Turkey’s presence in  Syria is deliberate and strategic. Turkish troops operate openly in Idlib. Turkish institutions, currency, and oversight dominate local life. Ankara doesn’t officially govern this enclave, but it effectively controls the area. It has made itself the gatekeeper of any diplomatic overture involving Syria’s northwest.

When Erdoğan pushes for Syria’s normalization with Israel, what he’s really offering is this Turkish-backed zone , a tactic consistent with his broader playbook from Libya to the Caucasus, where Turkish influence is projected through local proxies rather than formal annexation. For Israel and the West, this sets a dangerous precedent: empowering a non-state actor through a backdoor peace deal.

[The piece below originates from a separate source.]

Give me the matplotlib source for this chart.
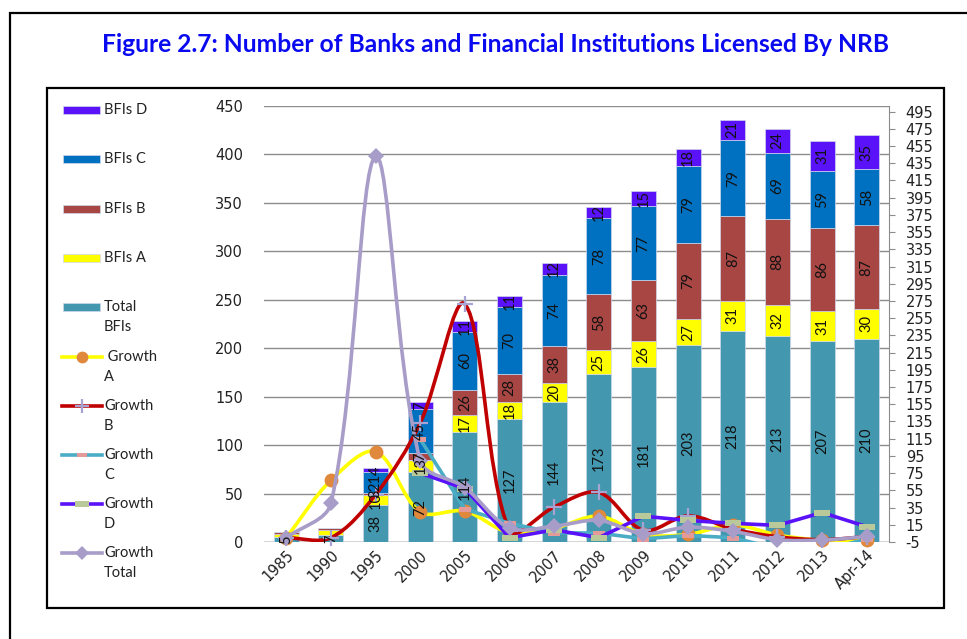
import numpy as np
import matplotlib
matplotlib.use("Agg")
import matplotlib.pyplot as plt
from matplotlib.path import Path
from matplotlib.patches import PathPatch, Rectangle

plt.rcParams['axes.unicode_minus'] = False

nan = np.nan
years = ['1985', '1990', '1995', '2000', '2005', '2006', '2007', '2008',
         '2009', '2010', '2011', '2012', '2013', 'Apr-14']
total_bfis = [5, 7, 38, 72, 114, 127, 144, 173, 181, 203, 218, 213, 207, 210]
bfis_a = [3, 5, 10, 13, 17, 18, 20, 25, 26, 27, 31, 32, 31, 30]
bfis_b = [2, 2, 3, 7, 26, 28, 38, 58, 63, 79, 87, 88, 86, 87]
bfis_c = [0, 0, 21, 45, 60, 70, 74, 78, 77, 79, 79, 69, 59, 58]
bfis_d = [0, 0, 4, 7, 11, 11, 12, 12, 15, 18, 21, 24, 31, 35]

growth_a = [0, 66.7, 100.0, 30.0, 30.8, 5.9, 11.1, 25.0, 4.0, 3.8, 14.8, 3.2, -3.1, -3.2]
growth_b = [0, 0, 50.0, 133.3, 271.4, 7.7, 35.7, 52.6, 8.6, 25.4, 10.1, 1.1, -2.3, 1.2]
growth_c = [nan, nan, nan, 114.3, 33.3, 16.7, 5.7, 5.4, -1.3, 2.6, 0.0, -12.7, -14.5, -1.7]
growth_d = [nan, nan, nan, 75.0, 57.1, 0.0, 9.1, 0.0, 25.0, 20.0, 16.7, 14.3, 29.2, 12.9]
growth_total = [0, 40.0, 442.9, 89.5, 58.3, 11.4, 13.4, 20.1, 4.6, 12.2, 7.4, -2.3, -2.8, 1.4]

W, H = 967, 639
fig = plt.figure(figsize=(W / 100, H / 100), dpi=100)
fig.patch.set_facecolor('white')

TXT = ['Lato', 'DejaVu Sans']
TICKF = 'DejaVu Sans'

# background axes in pixel coordinates (borders, legend, title)
bg = fig.add_axes([0, 0, 1, 1], zorder=-5)
bg.set_xlim(0, W)
bg.set_ylim(H, 0)
bg.axis('off')
bg.plot([10, 10, W + 5], [H + 5, 13, 13], color='black', lw=1.6, solid_joinstyle='miter')
bg.add_patch(Rectangle((47, 88), 944 - 47, 608 - 88, fill=False, ec='black', lw=1.6))

fig.text(496 / W, 1 - 45 / H,
         'Figure 2.7: Number of Banks and Financial Institutions Licensed By NRB',
         ha='center', va='center', color='#0a0af0', fontsize=17.7,
         fontweight='bold', family=TXT)

# main axes
L, R, T, B = 264, 889, 106, 542
ax = fig.add_axes([L / W, 1 - B / H, (R - L) / W, (B - T) / H], zorder=1)
ax2 = ax.twinx()

x = np.arange(len(years))
bw = 0.56
col_total = '#4398AF'
col_a = '#FFFF00'
col_b = '#A84644'
col_c = '#0070C0'
col_d = '#5A12F8'

series = [(total_bfis, col_total), (bfis_a, col_a), (bfis_b, col_b),
          (bfis_c, col_c), (bfis_d, col_d)]
bottom = np.zeros(len(years))
for k, (vals, col) in enumerate(series):
    v = np.array(vals, dtype=float)
    ax.bar(x, v, bw, bottom=bottom, color=col, edgecolor='#cfd8ea', linewidth=0.5, zorder=2)
    for i in range(len(years)):
        if v[i] <= 0:
            continue
        if k > 0 and i < 2:
            continue
        ax2.text(x[i], bottom[i] + v[i] / 2, f'{int(v[i])}', rotation=90,
                 ha='center', va='center', fontsize=10.5, family=TXT,
                 color='#111111', zorder=30, transform=ax.transData)
    bottom = bottom + v

YMIN2, YMAX2 = -5, 501.5
ax.set_xlim(-0.5, len(years) - 0.5)
ax.set_ylim(0, 450)
ax.set_yticks(np.arange(0, 451, 50))
ax.grid(axis='y', color='#8c8c8c', lw=1.0, zorder=0)
ax.set_axisbelow(True)
for s in ['left', 'top', 'right', 'bottom']:
    ax.spines[s].set_visible(False)
ax.tick_params(axis='y', length=0, pad=15, labelsize=10.5, labelcolor='#222222')
ax.tick_params(axis='x', length=0, pad=4, labelsize=10.5, labelcolor='#222222')
ax.set_xticks(x)
ax.set_xticklabels(years, rotation=45, ha='right', rotation_mode='anchor', family=TICKF)
for lab in ax.get_yticklabels():
    lab.set_family(TICKF)
ax.axhline(0, color='#8c8c8c', lw=1.0, zorder=1)

# right axis: growth lines
ax2.set_ylim(YMIN2, YMAX2)
ax2.set_yticks(np.arange(-5, 496, 20))
for s in ['left', 'top', 'bottom']:
    ax2.spines[s].set_visible(False)
ax2.spines['right'].set_color('#8c8c8c')
ax2.tick_params(axis='y', length=4, color='#8c8c8c', pad=8, labelsize=10.5,
                labelcolor='#222222', direction='out')
for lab in ax2.get_yticklabels():
    lab.set_family(TICKF)

# pixel scale factors (to smooth in screen space like a spreadsheet does)
SX = (R - L) / len(years)
SY = (B - T) / (YMAX2 - YMIN2)


def smooth_path(xs, ys):
    pts = np.array([(a * SX, b * SY) for a, b in zip(xs, ys) if not np.isnan(b)], dtype=float)
    n = len(pts)
    verts = [pts[0]]
    codes = [Path.MOVETO]
    for i in range(n - 1):
        p0 = pts[i - 1] if i > 0 else pts[i]
        p1 = pts[i]
        p2 = pts[i + 1]
        p3 = pts[i + 2] if i + 2 < n else pts[i + 1]
        d01 = np.hypot(*(p1 - p0))
        d12 = np.hypot(*(p2 - p1))
        d23 = np.hypot(*(p3 - p2))
        f1 = d12 / (d01 + d12) if d01 + d12 > 0 else 0.5
        f2 = d12 / (d12 + d23) if d12 + d23 > 0 else 0.5
        c1 = p1 + (p2 - p0) * f1 / 3.0
        c2 = p2 - (p3 - p1) * f2 / 3.0
        verts += [c1, c2, p2]
        codes += [Path.CURVE4] * 3
    verts = np.array(verts)
    verts[:, 0] /= SX
    verts[:, 1] /= SY
    return Path(verts, codes)


dash_marker = Path([(-1, -0.4), (1, -0.4), (1, 0.4), (-1, 0.4), (-1, -0.4)],
                   [Path.MOVETO, Path.LINETO, Path.LINETO, Path.LINETO, Path.CLOSEPOLY])

lines = [
    # values, line color, smooth, marker, marker size, marker color, mew
    (growth_a, '#FFFF00', True, 'o', 10, '#E0883C', 0),
    (growth_b, '#C00000', True, '+', 12, '#A7A3D3', 1.6),
    (growth_c, '#4BACC6', False, dash_marker, 9, '#E39A98', 0),
    (growth_d, '#5A12F8', False, dash_marker, 12, '#B9C99A', 0),
    (growth_total, '#A89CC8', True, 'D', 8, '#A89CC8', 0),
]
for z, (vals, lc, smooth, mk, ms, mc, mew) in enumerate(lines):
    v = np.array(vals, dtype=float)
    if smooth:
        ax2.add_patch(PathPatch(smooth_path(x, v), fill=False, ec=lc, lw=2.6,
                                zorder=4 + z, capstyle='round', joinstyle='round'))
    else:
        ax2.plot(x, v, color=lc, lw=2.6, zorder=4 + z, solid_joinstyle='round')
    vm = np.where(v >= -5, v, np.nan)
    ax2.plot(x, vm, linestyle='none', marker=mk, markersize=ms, markerfacecolor=mc,
             markeredgecolor=mc, markeredgewidth=mew, zorder=4.5 + z, clip_on=False)

# legend (manual, in pixel coords)
leg_bars = [('BFIs D', col_d, 110), ('BFIs C', col_c, 159), ('BFIs B', col_b, 209),
            ('BFIs A', col_a, 258), ('Total\nBFIs', col_total, 307)]
for lab, col, yy in leg_bars:
    bg.add_patch(Rectangle((63, yy - 4), 37, 8, color=col, ec='#cfd8ea', lw=0.5))
    for j, part in enumerate(lab.split('\n')):
        bg.text(104, yy + j * 20, part, ha='left', va='center', fontsize=10.5,
                family=TXT, color='#222222')

leg_lines = [(' Growth\nA', 0, 357), ('Growth\nB', 1, 406), ('Growth\nC', 2, 455),
             ('Growth\nD', 3, 504), ('Growth\nTotal', 4, 553)]
for lab, k, yy in leg_lines:
    vals, lc, smooth, mk, ms, mc, mew = lines[k]
    bg.plot([62, 102], [yy, yy], color=lc, lw=2.6)
    bg.plot([82], [yy], linestyle='none', marker=mk, markersize=ms * 0.85,
            markerfacecolor=mc, markeredgecolor=mc, markeredgewidth=mew)
    for j, part in enumerate(lab.split('\n')):
        bg.text(104, yy + j * 20, part, ha='left', va='center', fontsize=10.5,
                family=TXT, color='#222222')

fig.savefig('out.png', dpi=100, facecolor='white')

Prime Minister Benjamin Netanyahu has privately warned that “any concession that empowers Ankara’s grip over Syria or compromises Israeli air superiority is unacceptable.” Israeli officials are lobbying Washington to block any deal that restores Turkey’s access to F‑35s — particularly if it legitimizes Julani’s fiefdom as a diplomatic partner.

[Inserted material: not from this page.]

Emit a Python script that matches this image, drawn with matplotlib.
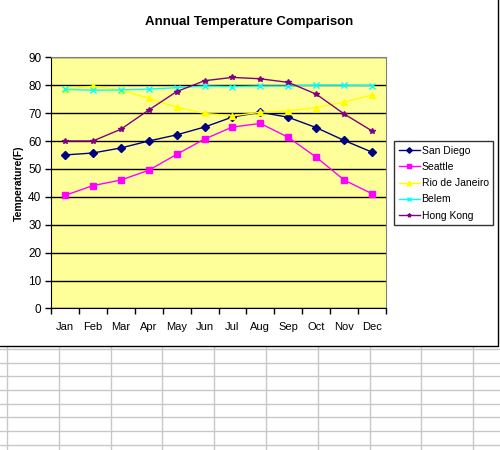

The F‑35 isn’t just a fighter jet — it’s the core of allied military interoperability across NATO. Turkey was removed from the program in 2019 after acquiring Russia’s S‑400 missile system, a direct breach of alliance protocols. Re-admitting Ankara while it balances Western ties with authoritarian alignments in Moscow would be a serious risk to Western cohesion.

Meanwhile, legitimizing HTS — even by implication — rewards extremists with diplomacy. It normalizes territorial gains made by force, elevates non-state rule over sovereign representation, and risks encouraging other militant groups to seek legitimacy through proxy arrangements.

Julani has polished his image for Western journalists, but HTS remains a rigid Islamist movement with a violent pedigree. Any normalization process that includes them — even under Ankara’s influence — undermines the very foundation of the Abraham Accords.

These Accords were built on formal diplomacy, mutual recognition, and shared security goals. Allowing this deal to proceed would debase the currency of normalization. A backroom arrangement involving Erdoğan and a former al-Qaeda affiliate does not expand the framework — it dilutes it.

This isn’t to say Syria must remain permanently excluded. But meaningful normalization must involve legitimate, internationally recognized actors — not enclaves run by proxies with opaque loyalties. Idlib under Julani does not meet that standard.

The U.S. must reject any arrangement that trades strategic capability for symbolic gain. Erdoğan is an unpredictable partner — sometimes useful, often destabilizing. Rewarding him now, with no assurances or accountability, invites deeper instability.

Israel’s opposition is not rhetorical — it’s grounded in experience. The Accords have succeeded because they’ve prioritized clear rules, legitimate actors, and transparent state-to-state diplomacy. Turning them into a mechanism for appeasement would threaten their credibility.

Restoring Turkey to the F‑35 program in exchange for a questionable Syrian peace deal risks compromising both military security and diplomatic integrity.

Washington must distinguish real progress from political theater — and avoid mistaking a calculated maneuver for meaningful peace.